С 90-х начинается совершенно новое время. Мы приняли решение показывать отдельно традиционное искусство – живопись, скульптуру, графику, а новейшие течения – видео, фотографии, инсталляции – выделили в отдельное экспозиционное пространство.

– В новой экспозиции стены залов покрашены в разный цвет.

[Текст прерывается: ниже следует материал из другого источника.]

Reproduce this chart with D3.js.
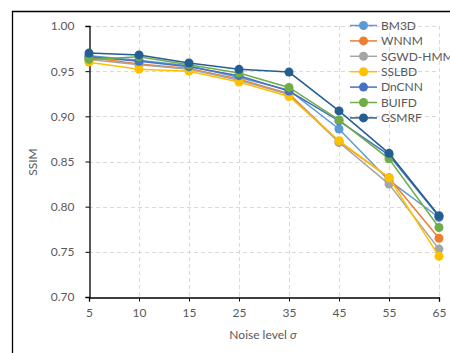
<!DOCTYPE html>
<html>
<head>
<meta charset="utf-8">
<script src="https://cdn.jsdelivr.net/npm/d3@7"></script>
<style>
  body { margin: 0; background: #fff; }
  svg text { font-family: Lato, "Open Sans", sans-serif; fill: #595959; }
</style>
</head>
<body>
<div id="chart"></div>
<script>
var noiseLevels = ['5', '10', '15', '25', '35', '45', '55', '65'];
var yTicks = [0.70, 0.75, 0.80, 0.85, 0.90, 0.95, 1.00];

var methods = ['BM3D', 'WNNM', 'SGWD-HMMs', 'SSLBD', 'DnCNN', 'BUIFD', 'GSMRF'];
var colors = ['#5B9BD5', '#ED7D31', '#A5A5A5', '#FFC000', '#4472C4', '#70AD47', '#255E91'];

var bm3d  = [0.967, 0.962, 0.956, 0.943, 0.929, 0.886, 0.829, 0.788];
var wnnm  = [0.965, 0.958, 0.953, 0.941, 0.925, 0.872, 0.832, 0.765];
var sgwd  = [0.963, 0.957, 0.952, 0.940, 0.924, 0.871, 0.825, 0.753];
var sslbd = [0.960, 0.952, 0.950, 0.938, 0.922, 0.873, 0.832, 0.745];
var dncnn = [0.966, 0.961, 0.955, 0.945, 0.928, 0.895, 0.857, 0.789];
var buifd = [0.963, 0.966, 0.957, 0.948, 0.932, 0.896, 0.853, 0.777];
var gsmrf = [0.970, 0.968, 0.959, 0.952, 0.949, 0.906, 0.859, 0.790];
var series = [bm3d, wnnm, sgwd, sslbd, dncnn, buifd, gsmrf];

var width = 450, height = 353;
var svg = d3.select('#chart').append('svg')
  .attr('width', width)
  .attr('height', height);

// outer frame (only left and top visible)
svg.append('path')
  .attr('d', 'M12.5,353 L12.5,11.5 L450,11.5')
  .attr('fill', 'none')
  .attr('stroke', '#000')
  .attr('stroke-width', 1.3);

var x = d3.scalePoint().domain(noiseLevels).range([89, 439]);
var y = d3.scaleLinear().domain([0.70, 1.00]).range([297, 26]);

// grid
svg.append('g').selectAll('line.h')
  .data(yTicks.slice(1))
  .enter().append('line')
  .attr('x1', 89).attr('x2', 439)
  .attr('y1', function(d) { return Math.round(y(d)) + 0.5; })
  .attr('y2', function(d) { return Math.round(y(d)) + 0.5; })
  .attr('stroke', '#D9D9D9')
  .attr('stroke-dasharray', '4,3');
svg.append('g').selectAll('line.v')
  .data(noiseLevels.slice(1))
  .enter().append('line')
  .attr('x1', function(d) { return Math.round(x(d)) + 0.5; })
  .attr('x2', function(d) { return Math.round(x(d)) + 0.5; })
  .attr('y1', 26).attr('y2', 297)
  .attr('stroke', '#D9D9D9')
  .attr('stroke-dasharray', '4,3');

// axes
var yAxis = svg.append('g')
  .attr('transform', 'translate(89.5,0)')
  .call(d3.axisLeft(y).tickValues(yTicks).tickFormat(d3.format('.2f')).tickSize(4).tickPadding(11));
var xAxis = svg.append('g')
  .attr('transform', 'translate(0,297.5)')
  .call(d3.axisBottom(x).tickSize(4).tickPadding(7));
[xAxis, yAxis].forEach(function(a) {
  a.select('.domain').attr('stroke', '#000').attr('stroke-width', 1.3);
  a.selectAll('.tick line').attr('stroke', '#000');
  a.selectAll('.tick text').attr('font-size', 12).attr('fill', '#595959')
    .style('font-family', 'Lato, "Open Sans", sans-serif');
});

// axis titles
var xt = svg.append('text')
  .attr('x', 263).attr('y', 339)
  .attr('text-anchor', 'middle')
  .attr('font-size', 12);
xt.append('tspan').text('Noise level ');
xt.append('tspan').attr('font-style', 'italic').text('σ');

svg.append('text')
  .attr('transform', 'translate(37,162) rotate(-90)')
  .attr('text-anchor', 'middle')
  .attr('font-size', 12)
  .text('SSIM');

// series
var line = d3.line()
  .x(function(d, i) { return x(noiseLevels[i]); })
  .y(function(d) { return y(d); });

series.forEach(function(vals, k) {
  var g = svg.append('g');
  g.append('path')
    .attr('d', line(vals))
    .attr('fill', 'none')
    .attr('stroke', colors[k])
    .attr('stroke-width', 1.5);
  g.selectAll('circle')
    .data(vals)
    .enter().append('circle')
    .attr('cx', function(d, i) { return x(noiseLevels[i]); })
    .attr('cy', function(d) { return y(d); })
    .attr('r', 4.5)
    .attr('fill', colors[k]);
});

// legend
var legend = svg.append('g').selectAll('g')
  .data(methods)
  .enter().append('g')
  .attr('transform', function(d, i) { return 'translate(350,' + (25.5 + i * 15.4) + ')'; });
legend.append('line')
  .attr('x1', 0).attr('x2', 27)
  .attr('stroke', function(d, i) { return colors[i]; })
  .attr('stroke-width', 1.5);
legend.append('circle')
  .attr('cx', 13.5).attr('r', 4.5)
  .attr('fill', function(d, i) { return colors[i]; });
legend.append('text')
  .attr('x', 31).attr('dy', '0.35em')
  .attr('font-size', 12)
  .text(function(d) { return d; });
</script>
</body>
</html>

– Цвет не был самоцелью. Мы просто поняли, что 42 зала люди, не знакомые с искусством ХХ века, освоить сразу не могут, они на середине начинают тосковать. Поэтому нам хотелось подчеркнуто сгруппировать материал. Зритель не должен чувствовать себя неуверенно. Цвет помогает избежать монотонности, сконцентрировать внимание. Еще для нас было очень важно, чтобы каждый зритель мог найти у нас то, что хочет увидеть. Делая новый вариант экспозиции, мы прежде всего думали именно о публике и отодвигали на второй план другую важную задачу – научную. Мы оказались в ситуации людей, которые должны поставить спектакль по еще не написанной пьесе. Ведь экспозиция – спектакль, создание иллюзии, что произведения иллюстрируют какой-то важный текст. Конечно, хотелось бы иметь всеми признанный текст истории русского искусства ХХ века.

– Но он не написан.

– Поэтому музей был вынужден брать на себя роль людей, которые эту книгу написали и поставили.